During Bronner’s first winter break while Haas, a childhood friend took him on a private tour of a cannabis grower and seller in his native Colorado, which in 2014 became the first state to allow adults to buy weed for recreational use. There, he had a chance encounter with several top-level executives running the company. They were former private equity honchos—and they were all older, white, and male.

“It was a bit ironic that the people of color who were victimized or negatively impacted by the sale and distribution of marijuana aren’t the ones getting rich in places where it’s legal,” says Bronner, who is African American and a management consultant with The Boston Consulting Group. “It didn’t sit right with me.”

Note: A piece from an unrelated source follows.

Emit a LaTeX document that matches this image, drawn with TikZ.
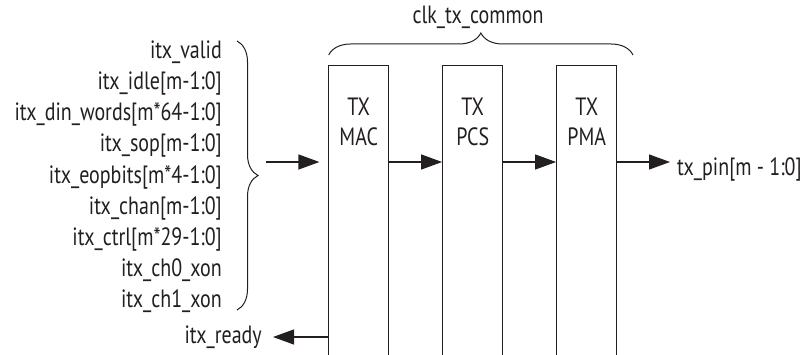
\documentclass[tikz,border=0pt]{standalone}
\usepackage{fontspec}
\setmainfont{PT Sans}[FakeStretch=0.8]
\usetikzlibrary{arrows.meta,decorations.pathreplacing}
\definecolor{ink}{HTML}{231F20}
\begin{document}
\begin{tikzpicture}[x=1pt,y=1pt,
  every node/.style={text=ink, font=\fontsize{25}{30}\selectfont, inner sep=0pt},
  blockbox/.style={draw=ink, line width=1.2pt, minimum width=60pt, minimum height=294.3pt},
  blocklabel/.style={align=center, anchor=base},
  sig/.style={anchor=base east},
  arr/.style={draw=ink, line width=1.2pt, -{Triangle[length=21pt,width=15pt]}},
  bracepath/.style={draw=ink, line width=1pt, decorate}
]
\useasboundingbox (0,0) rectangle (802,354);
\clip (0,0) rectangle (802,354);

% blocks
\node[blockbox] (mac) at (358.7,141.15) {};
\node[blockbox] (pcs) at (472.7,141.15) {};
\node[blockbox] (pma) at (586.7,141.15) {};
\node[blocklabel] (macl) at (358.7,209) {TX\\MAC};
\node[blocklabel] (pcsl) at (472.7,209) {TX\\PCS};
\node[blocklabel] (pmal) at (586.7,209) {TX\\PMA};

% left signal labels
\node[sig] (s1) at (222,295.7) {itx\_valid};
\node[sig] (s2) at (222,264.5) {itx\_idle[m-1:0]};
\node[sig] (s3) at (222,233.3) {itx\_din\_words[m*64-1:0]};
\node[sig] (s4) at (222,202.1) {itx\_sop[m-1:0]};
\node[sig] (s5) at (222,170.9) {itx\_eopbits[m*4-1:0]};
\node[sig] (s6) at (222,139.7) {itx\_chan[m-1:0]};
\node[sig] (s7) at (222,108.5) {itx\_ctrl[m*29-1:0]};
\node[sig] (s8) at (222,77.3) {itx\_ch0\_xon};
\node[sig] (s9) at (222,46.1) {itx\_ch1\_xon};

% braces
\coordinate (lbt) at (237,313);
\coordinate (lbb) at (237,44);
\draw[bracepath, decoration={brace,amplitude=21pt}] (lbt) -- (lbb);
\coordinate (tbl) at (328.7,299);
\coordinate (tbr) at (633,299);
\draw[bracepath, decoration={brace,amplitude=22pt}] (tbl) -- (tbr);
\node[anchor=base] (clk) at (478,330.7) {clk\_tx\_common};

% data path
\coordinate (in) at (266,192);
\draw[arr, shorten >=8.7pt] (in) -- (mac.west |- in);
\draw[arr] (mac.east |- in) -- (pcs.west |- in);
\draw[arr] (pcs.east |- in) -- (pma.west |- in);
\coordinate (out) at (670,192);
\draw[arr] (pma.east |- in) -- (out);
\node[anchor=base west] (txpin) at (677,179) {tx\_pin[m - 1:0]};

% ready
\coordinate (rdy) at (273,17);
\draw[arr] (mac.west |- rdy) -- (rdy);
\node[sig] (ready) at (262,11) {itx\_ready};
\end{tikzpicture}
\end{document}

Alvi felt the same way. As a high school math teacher with Teach for America after college, Alvi, who is Pakistani-American, recalls some of this brightest students dropping out to deal drugs. They could be great employees at a legal cannabis business, he says, except that state laws bar anyone with a drug conviction from working in the business. “I thought, ‘Here we go again, boxing out minorities,’” says Alvi, now an operations manager at Google.

An Uphill Climb

The case study profiles Corey Barnette, a Duke Fuqua MBA and former Bank of America investment banker who is African American. Corey owns District Growers, a cultivation center, and Metropolitan Wellness Center, a dispensary in D.C.

The study describes what Barnette calls the “three pillars” of success as a cannabis entrepreneur: a qualified and capable team, political influence, and access to capital.

“Corey has all three pillars, but the road ahead won’t be easy,” says Bronner. For Barnette, the core business challenges facing cannabis businesses are compounded by his race. “He’s got to be a special type of leader in order to be successful.”

Bronner and Alvi credit Haas, and de Figueiredo in particular, for encouraging them to pursue the case study. They also received a $2,500 grant from the Eckles Diversity and Social Impact Fund to conduct their research.

De Figueiredo, who has served as Faculty Equity Officer at Haas, adds that a new case study with an African-American protagonist is a step toward providing another much-needed form of diversity.  “Most cases are about male, white protagonists,” he says. “As a teacher you don’t always realize that.”